(走れ仲間の元へ@大町駅)
屋島を後に、八栗寺の麓を抜けて志度方面へ歩みを進めます。朝のラッシュ時には折り返しの電車も設定されている大町駅の交換風景を。駅を見渡す踏切脇の郵便局から望遠で抜いていたのですが、私の横に待ち合わせをしているらしきサッカー少年が何人か。構内踏切の遮断機が上がって、瓦町行きから降りてきた少年がこちらの方にダッシュして来ました。土曜日の練習、待ち合わせに遅れずに合流出来たかな?普段着の志度線の風景です。
大町からは志度街道(国道11号)に沿って走る志度線。タテ型丸目の前照灯が特徴の、東山線の初期型車両。高松の市街からは離れ、周辺には住宅に混じってだんだんと田園風景が増えて来ます。八栗新道から塩屋の間にかけて、街道と志度線を跨ぐ歩道橋から俯瞰すると、冬の乾いた風景の中にひときわ目立つ菜の花の黄色。住宅街の向こうには瀬戸内海が青く見えますが、ここから志度にかけてが、志度線の車窓の一番のクライマックスになります。
国道からわき道に逸れ、穏やかな志度湾の漁港を通り抜けて、海岸沿いの堤防にやって来ました。志度線は塩屋を出ると志度街道をやや離れ、志度湾に突き出た「房前(ふさざき)の鼻」という小さな岬をぐるりと回って行きます。後ろには突兀とした姿の八栗山、澄んだ瀬戸内の波打ち寄せる浜辺をすれすれに走る電車の姿は、昔々から志度線随一の景勝の地として多くの人に愛されています。過去の作例を見ると、昔は海に面したフェンスがなくてもうちょっと電車と海の見通しが良かったようですが、それでも志度線と言えばここ!というシャッターポイントであることは、昔も今も変わらないようです。

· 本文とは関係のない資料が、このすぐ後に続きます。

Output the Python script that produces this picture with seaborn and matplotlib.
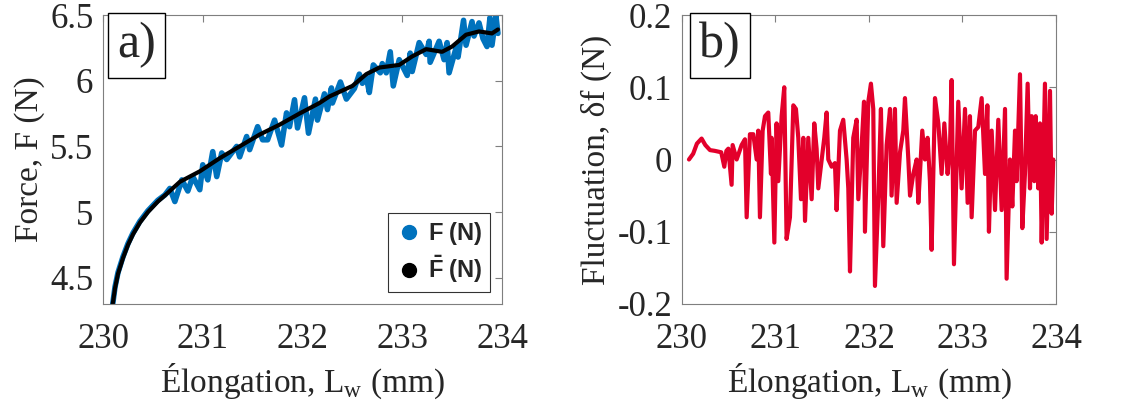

電車は海岸沿いの急カーブを、くの字に編成を折り曲げながら大きなフランジ音を立ててゆっくりゆっくりと回って行きます。波よけのフェンスがちょっと高いので、構図作りはやや難しい。なるべくフェンスを避けるようなハイアングルで、琴電志度行きの3連を電車がお天道様を正面に見たところでパチリ。スピードが遅いので、手持ちならアングルを動かしながら何カットか撮影することも可能です。青い海に青い空、瀬戸内の島々、遠く見えるは小豆島。そんなロケーションの中をピンクの小さな電車が走って行く光景。色んな人が色んな作品を撮影した名撮影地ですから、自分ごときの一枚なんぞ凡庸の極みでしかないのだろうけど、それでも「ああ、いいなあ!」と思わずひとりごちてため息の漏れる房前のひと時であります。

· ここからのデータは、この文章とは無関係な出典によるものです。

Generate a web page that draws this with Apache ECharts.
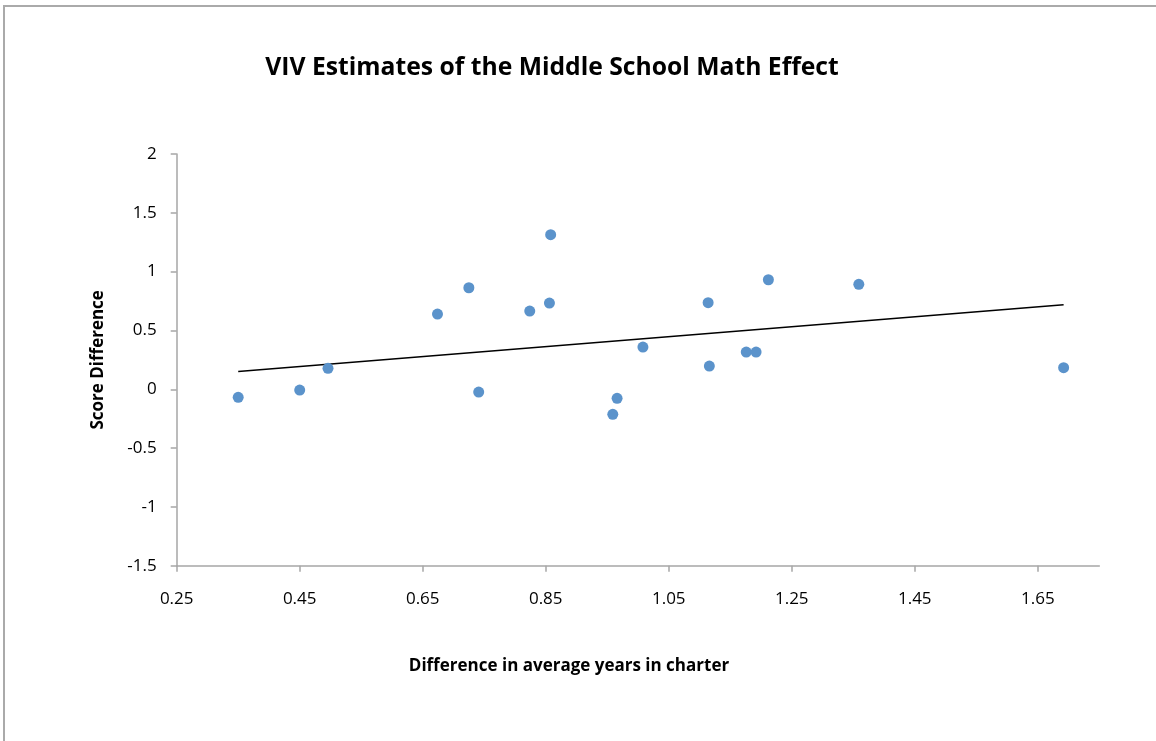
<!DOCTYPE html>
<html><head><meta charset="utf-8">
<script src="https://cdn.jsdelivr.net/npm/echarts@6/dist/echarts.min.js"></script>
<style>html,body{margin:0;padding:0;background:#fff}#c{width:1156px;height:741px}</style>
</head><body><div id="c"></div>
<script>
const titleText = 'VIV Estimates of the Middle School Math Effect';
const xName = 'Difference in average years in charter';
const yName = 'Score Difference';
const xVals = [0.35, 0.45, 0.496, 0.674, 0.725, 0.741, 0.824, 0.858, 0.856, 0.959, 0.966, 1.008, 1.114, 1.116, 1.176, 1.192, 1.212, 1.359, 1.692];
const yVals = [-0.069, -0.007, 0.178, 0.639, 0.863, -0.024, 0.665, 1.314, 0.733, -0.213, -0.077, 0.359, 0.736, 0.197, 0.316, 0.316, 0.931, 0.892, 0.183];
const trendX = [0.35, 1.692];
const trendY = [0.152, 0.719];
const xTicks = [0.25, 0.45, 0.65, 0.85, 1.05, 1.25, 1.45, 1.65];
const yTicks = [-1.5, -1, -0.5, 0, 0.5, 1, 1.5, 2];

const font = '"Open Sans", Lato, sans-serif';
const chart = echarts.init(document.getElementById('c'), null, {renderer: 'canvas'});
chart.setOption({
  animation: false,
  backgroundColor: '#fff',
  graphic: [{type: 'rect', shape: {x: 4, y: 6, width: 1300, height: 900}, style: {fill: 'none', stroke: '#aaaaaa', lineWidth: 2}, silent: true}],
  title: {text: titleText, left: 547, top: 50, textAlign: 'center',
    textStyle: {fontFamily: font, fontWeight: 'bold', fontSize: 24.7, color: '#000'}},
  grid: {left: 176.7, right: 56.7, top: 154, bottom: 175.3},
  xAxis: {type: 'value', min: 0.25, max: 1.75,
    name: xName, nameLocation: 'middle', nameGap: 92,
    nameTextStyle: {fontFamily: font, fontWeight: 'bold', fontSize: 17, color: '#000', padding: [0, 138, 0, 0]},
    axisLine: {show: true, onZero: false, lineStyle: {color: '#a6a6a6', width: 1.5}},
    axisTick: {show: true, length: 6, customValues: xTicks, lineStyle: {color: '#a6a6a6', width: 1.5}},
    axisLabel: {customValues: xTicks, margin: 25, fontFamily: font, fontSize: 17, color: '#000', formatter: v => v.toFixed(2)},
    splitLine: {show: false}},
  yAxis: {type: 'value', min: -1.5, max: 2, interval: 0.5,
    name: yName, nameLocation: 'middle', nameGap: 70, nameRotate: 90,
    nameTextStyle: {fontFamily: font, fontWeight: 'bold', fontSize: 17, color: '#000'},
    axisLine: {show: true, onZero: false, lineStyle: {color: '#a6a6a6', width: 1.5}},
    axisTick: {show: true, length: 6, customValues: yTicks, lineStyle: {color: '#a6a6a6', width: 1.5}},
    axisLabel: {customValues: yTicks, margin: 20, fontFamily: font, fontSize: 17, color: '#000', formatter: v => String(v)},
    splitLine: {show: false}},
  series: [
    {type: 'scatter', data: xVals.map((x, i) => [x, yVals[i]]), symbolSize: 11,
      itemStyle: {color: '#5b93cb', opacity: 1}, z: 3},
    {type: 'line', data: trendX.map((x, i) => [x, trendY[i]]), symbol: 'none',
      lineStyle: {color: '#000', width: 1.5}, z: 2}
  ]
});
</script></body></html>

10分おきに上下の電車が行き交う房前界隈。風もなく暖かい冬の日差しの中、列車の通過を待っては撮影し、列車の合間は少し高い堤防の上に座って、缶コーヒーを片手に海を見ながらボケーっとしている至福の時間。ちょっと強めの磯の香りがするのに気が付いたのだが、房前の漁港の片隅にはうず高く積まれたカキの殻の山があって、そっから漂ってくるようだ。志度湾はカキの養殖も盛んで、シーズンになると漁港の近くにはカキ小屋なんかも出ているらしく。カキを食うには冬のいいシーズンでもあるし、個人的にはカキフライとかカキご飯とかすごく好きなんだけど、あいにく我が家の人たちはカキには何も興味を示さない。ので、食べたい場合は自分で食べに行くしか方法はないのである。

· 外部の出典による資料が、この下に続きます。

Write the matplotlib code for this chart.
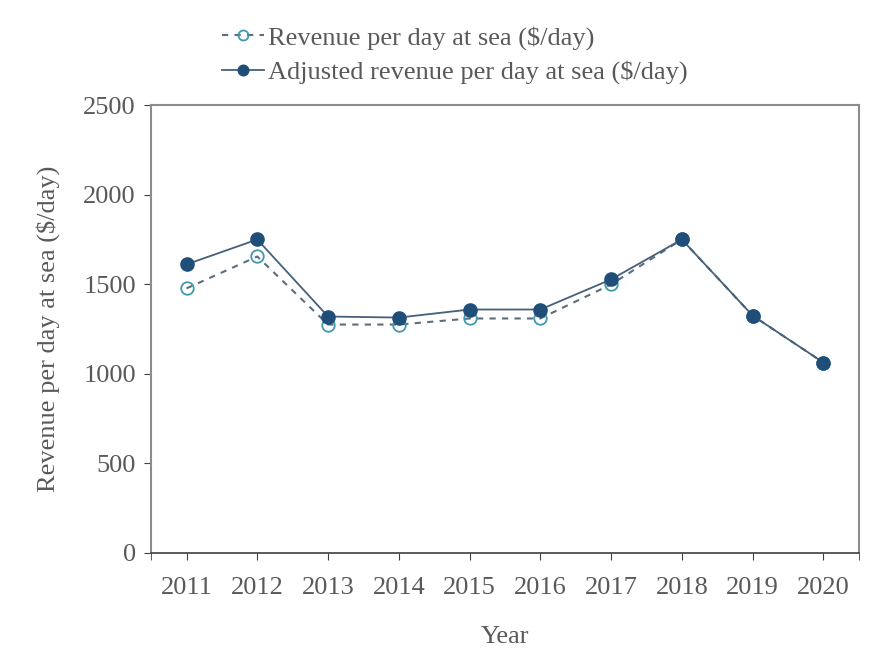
import matplotlib.pyplot as plt
import numpy as np

plt.rcParams['font.family'] = ['Liberation Serif', 'DejaVu Serif']

years = [2011, 2012, 2013, 2014, 2015, 2016, 2017, 2018, 2019, 2020]
revenue = [1477, 1655, 1275, 1275, 1309, 1309, 1499, 1750, 1325, 1063]
adjusted = [1611, 1750, 1320, 1314, 1359, 1359, 1527, 1750, 1325, 1063]

text_color = '#595959'
axis_color = '#8c8c8c'
fs = 19

fig = plt.figure(figsize=(8.89, 6.49), dpi=100)
ax = fig.add_axes([0.170, 0.148, 0.796, 0.690])

ax.plot(years, revenue, linestyle=(0, (3, 3)), color='#5a6e80', linewidth=1.5,
        marker='o', markersize=9, markerfacecolor='none',
        markeredgecolor='#3f9aae', markeredgewidth=1.3,
        label='Revenue per day at sea ($/day)', zorder=2)
ax.plot(years, adjusted, linestyle='-', color='#45607a', linewidth=1.3,
        marker='o', markersize=9.5, markerfacecolor='#1f4e79',
        markeredgecolor='#1f4e79',
        label='Adjusted revenue per day at sea ($/day)', zorder=3)

ax.set_xlim(2010.5, 2020.5)
ax.set_ylim(0, 2500)
ax.set_xticks(years)
ax.set_xticks([2010.5, 2020.5], minor=True)
ax.set_yticks(np.arange(0, 2501, 500))

for s in ax.spines.values():
    s.set_color(axis_color)
    s.set_linewidth(1.5)
ax.spines['bottom'].set_color('#404040')
ax.spines['bottom'].set_linewidth(1.2)

ax.tick_params(axis='both', which='both', direction='out', length=5,
               color='#404040', labelcolor=text_color, labelsize=fs)
ax.tick_params(axis='x', which='both', pad=12)
ax.tick_params(axis='y', pad=6)

ax.set_xlabel('Year', fontsize=fs, color=text_color, labelpad=20)
ax.set_ylabel('Revenue per day at sea ($/day)', fontsize=fs, color=text_color, labelpad=17)

fig.legend(loc='upper left', bbox_to_anchor=(0.25, 0.960), frameon=False,
           fontsize=fs, labelcolor=text_color, handlelength=1.6,
           handletextpad=0.12, labelspacing=0.4, borderpad=0, borderaxespad=0,
           markerscale=0.8)

fig.savefig('out.png', dpi=100)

幸いなことに、この「房前の鼻」を見下ろす高台には、「源平の里むれ」という道の駅がある。そこのレストランでも行けばカキの何かしらは食えるだろと。前の日から讃岐うどんばっかり食べてたから、そろそろコメが食いたい。ソースたっぷりつけたカキフライでアツアツのメシをがっつくなんて最高じゃないですか。おりしも時刻は11時、デンシャを撮ってばかりでも腹が減るときは減る。少し早いけど昼飯にしよっかな。